## Data excerpt
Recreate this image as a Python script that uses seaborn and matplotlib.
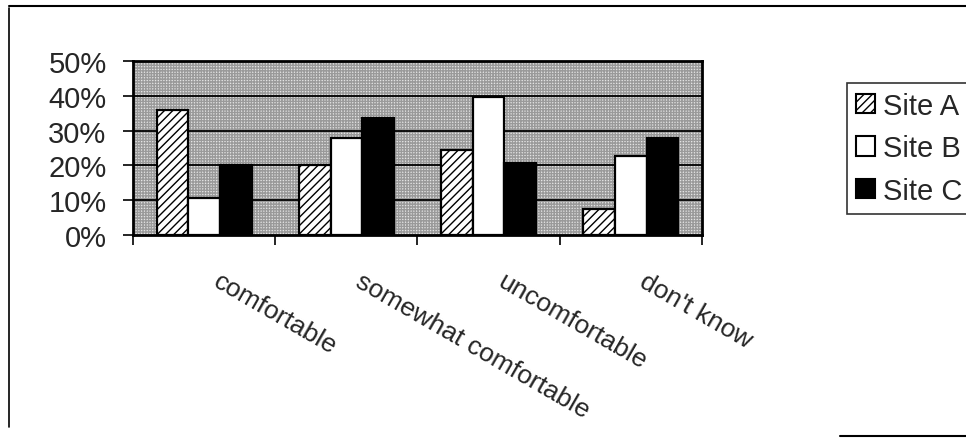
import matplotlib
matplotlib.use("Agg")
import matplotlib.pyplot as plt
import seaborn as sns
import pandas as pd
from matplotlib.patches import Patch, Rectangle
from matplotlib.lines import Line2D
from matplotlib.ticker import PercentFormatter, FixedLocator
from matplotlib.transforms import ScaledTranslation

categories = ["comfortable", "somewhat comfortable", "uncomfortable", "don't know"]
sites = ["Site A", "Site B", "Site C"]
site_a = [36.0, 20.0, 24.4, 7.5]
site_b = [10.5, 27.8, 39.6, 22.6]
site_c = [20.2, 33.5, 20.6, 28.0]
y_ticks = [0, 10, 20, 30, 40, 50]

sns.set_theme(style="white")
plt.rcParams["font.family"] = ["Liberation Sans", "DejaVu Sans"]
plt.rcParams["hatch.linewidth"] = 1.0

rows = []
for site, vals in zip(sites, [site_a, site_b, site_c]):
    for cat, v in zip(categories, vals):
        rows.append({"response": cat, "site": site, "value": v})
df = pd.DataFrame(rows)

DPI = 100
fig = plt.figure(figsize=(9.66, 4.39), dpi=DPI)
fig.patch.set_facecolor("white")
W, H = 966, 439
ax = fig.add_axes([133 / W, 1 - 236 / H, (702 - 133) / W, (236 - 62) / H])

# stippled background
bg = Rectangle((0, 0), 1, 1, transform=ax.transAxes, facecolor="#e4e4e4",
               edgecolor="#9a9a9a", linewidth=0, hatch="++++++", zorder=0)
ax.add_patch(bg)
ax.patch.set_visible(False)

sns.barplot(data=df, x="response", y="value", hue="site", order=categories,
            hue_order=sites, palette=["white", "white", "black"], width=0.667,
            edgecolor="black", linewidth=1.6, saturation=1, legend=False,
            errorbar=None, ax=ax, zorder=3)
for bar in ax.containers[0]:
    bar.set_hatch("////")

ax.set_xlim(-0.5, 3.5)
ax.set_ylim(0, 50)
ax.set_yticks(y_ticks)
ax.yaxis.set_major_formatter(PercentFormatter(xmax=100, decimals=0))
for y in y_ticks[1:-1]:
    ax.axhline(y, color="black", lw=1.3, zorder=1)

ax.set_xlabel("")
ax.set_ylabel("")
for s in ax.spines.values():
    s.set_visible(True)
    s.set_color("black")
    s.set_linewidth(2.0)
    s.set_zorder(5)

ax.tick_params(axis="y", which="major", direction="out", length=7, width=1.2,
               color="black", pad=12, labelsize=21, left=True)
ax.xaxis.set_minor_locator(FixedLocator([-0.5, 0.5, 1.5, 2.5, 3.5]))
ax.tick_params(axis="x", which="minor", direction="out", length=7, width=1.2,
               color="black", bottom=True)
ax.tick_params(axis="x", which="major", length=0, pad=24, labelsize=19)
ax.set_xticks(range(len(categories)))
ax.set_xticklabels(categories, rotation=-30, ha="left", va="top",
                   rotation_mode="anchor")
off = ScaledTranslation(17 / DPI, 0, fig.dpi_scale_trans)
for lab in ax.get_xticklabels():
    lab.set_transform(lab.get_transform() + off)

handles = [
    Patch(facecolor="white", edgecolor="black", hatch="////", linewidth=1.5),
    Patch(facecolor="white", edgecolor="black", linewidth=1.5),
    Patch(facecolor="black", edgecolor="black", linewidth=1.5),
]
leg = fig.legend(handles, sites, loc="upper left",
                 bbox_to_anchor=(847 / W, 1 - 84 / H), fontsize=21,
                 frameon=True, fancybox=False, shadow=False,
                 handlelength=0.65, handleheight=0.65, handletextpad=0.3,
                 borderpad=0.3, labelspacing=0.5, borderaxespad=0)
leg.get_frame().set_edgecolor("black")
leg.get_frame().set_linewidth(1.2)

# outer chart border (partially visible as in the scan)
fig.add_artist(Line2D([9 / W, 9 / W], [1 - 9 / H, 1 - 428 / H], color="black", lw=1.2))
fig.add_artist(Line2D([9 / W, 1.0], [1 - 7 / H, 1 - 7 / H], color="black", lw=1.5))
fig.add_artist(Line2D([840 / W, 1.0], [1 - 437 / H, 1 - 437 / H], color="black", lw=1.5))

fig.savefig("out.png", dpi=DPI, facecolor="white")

## Problem
Extract every line above that contains the word "matplotlib".

## Solution for this exercise
Recreate this image as a Python script that uses seaborn and matplotlib.
import matplotlib
matplotlib.use("Agg")
import matplotlib.pyplot as plt
from matplotlib.patches import Patch, Rectangle
from matplotlib.lines import Line2D
from matplotlib.ticker import PercentFormatter, FixedLocator
from matplotlib.transforms import ScaledTranslation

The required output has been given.